The syndrome affects both genders and people of all ages. Still, it is considered rare since it affects one person in 100,000. The onset of the symptoms is associated with recent respiratory or gastrointestinal viral infection. These are considered triggers of the disease. In some cases the syndrome may be triggered by a surgery or vaccination.
Causes of Guillain Barré Syndrome
It is not clear why this syndrome occurs. However, the fact is that in case of Guillain-Barré syndrome the body attacks its own cells. In this particular case antibodies attack the myelin sheet that surrounds the axons of numerous peripheral nerves. Even very axons can be destroyed. Loss of myelin features with improper transmission of nerve signals. This eventually affects muscles innervated by the affected nerves and they become weak. The muscles cannot respond to the brain's commands. Furthermore, the person eventually becomes unable to feel texture, heat, pain and other sensations. There is also occurrence of abnormal sensations such as tingling and painful sensations.
There is a connection between previous viral or bacterial infection and the occurrence of the disease. These infective agents can either change the nature of nervous cells which makes them unrecognizable to the immune system or infective agents directly influence the immune system which consequently becomes less discriminating about certain body's cells.
Symptoms of Guillain-Barré Syndrome
Patients suffer from muscle weakness. The weakness typically begins in the legs and progress upward. Additionally, there is paresthesia and loss of reflexes. If respiratory muscles are affected one suffers from breathing difficulties and requires a ventilator. The weakness is most intensive within the first couple of weeks. The brain receives inadequate signals and interprets them as tingling or painful sensations.
Diagnosis and Treatment for Guillian-Barré Syndrome
It may be difficult to diagnose Guillian-Barré syndrome in its earliest stage. There are several disorders similar to this syndrome so the doctor initially makes differential diagnosis. The symptoms and signs of the syndrome which form a specific pattern as well as ruling out other conditions helps the doctor to set definitive diagnosis.

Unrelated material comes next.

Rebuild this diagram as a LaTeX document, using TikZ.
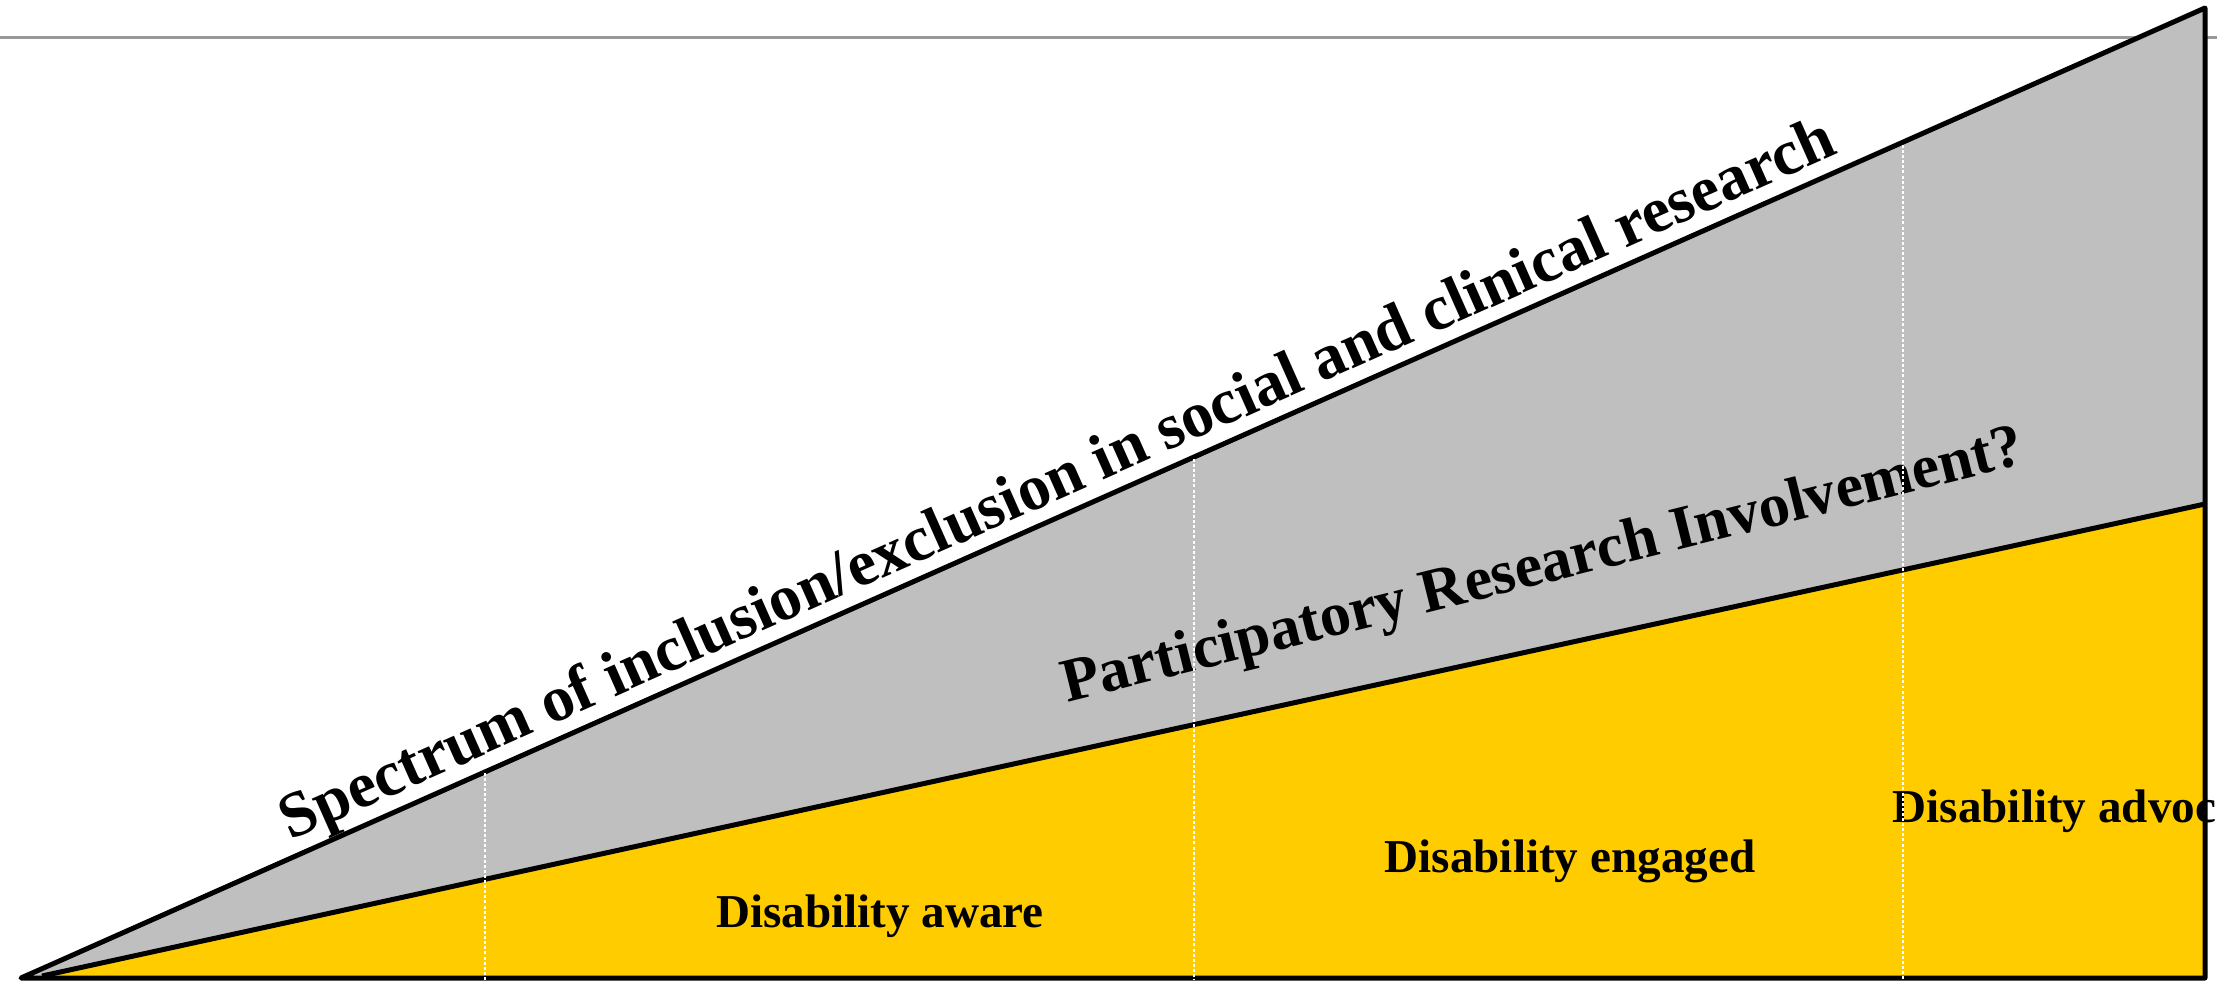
\documentclass[tikz,border=0pt]{standalone}
\usepackage{fontspec}
\setmainfont{Liberation Serif}
\definecolor{gold}{HTML}{FFCC00}
\definecolor{midgray}{HTML}{BFBFBF}
\definecolor{rulegray}{HTML}{999999}
\begin{document}
\begin{tikzpicture}[x=0.01cm,y=-0.01cm,
  edge/.style={draw=black,line width=1.42pt,line join=round},
  divider/.style={draw=white,line width=0.6pt,dash pattern=on 0.85pt off 0.6pt},
  bigtext/.style={font=\bfseries\fontsize{18.3}{22}\selectfont,inner sep=0pt,anchor=base},
  midtext/.style={font=\bfseries\fontsize{17.6}{21}\selectfont,inner sep=0pt,anchor=base},
  levtext/.style={font=\bfseries\fontsize{13.4}{16}\selectfont,inner sep=0pt,anchor=base}]
\useasboundingbox (0,0) rectangle (2217,982);
% top rule
\coordinate (ruleL) at (0,37.5);
\coordinate (ruleR) at (2217,37.5);
\draw[rulegray,line width=0.85pt] (ruleL) -- (ruleR);
% corners
\coordinate (apex) at (21,978);
\coordinate (topR) at (2205,8);
\coordinate (botR) at (2205,978);
\coordinate (yapex) at (42,976);
\coordinate (ytop) at (2205,504);
% gray triangle
\fill[midgray] (apex) -- (topR) -- (botR) -- cycle;
% yellow triangle
\fill[gold] (yapex) -- (ytop) -- (botR) -- cycle;
\draw[edge] (yapex) -- (ytop);
\draw[edge] (apex) -- (topR) -- (botR) -- cycle;
% texts
\node[bigtext,rotate=23.94] (spectrum) at (1065,497) {Spectrum of inclusion/exclusion in social and clinical research};
\node[midtext,rotate=14] (pri) at (1547,583) {Participatory Research Involvement?};
\node[levtext] (aware) at (880,927) {Disability aware};
\node[levtext] (engaged) at (1570,872) {Disability engaged};
\node[levtext,anchor=base west] (advoc) at (1892,822) {Disability advoc};
% dotted dividers
\coordinate (d1t) at (485,773);
\coordinate (d1b) at (485,980);
\coordinate (d2t) at (1194,459);
\coordinate (d2b) at (1194,980);
\coordinate (d3t) at (1903,145);
\coordinate (d3b) at (1903,980);
\draw[divider] (d1t) -- (d1b);
\draw[divider] (d2t) -- (d2b);
\draw[divider] (d3t) -- (d3b);
\end{tikzpicture}
\end{document}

Unfortunately, there is no cure for Guillain-Barré syndrome. On the other hand, certain therapies modalities can successfully treat the disease and speed up the recovery. At the moment patients are treated with plasma exchange and high-dose immunoglobulin therapy. During some clinical trials patients were administered steroid hormones. However, the results were not good. Steroid hormones are not effective and they can even be more harmful to patients suffering from Guillain-Barré syndrome.
In severe form of the disease patients may be placed on a respirator, a heart monitor and other machines that assist body functions. Once the patients start to recover they are engaged in physical therapy.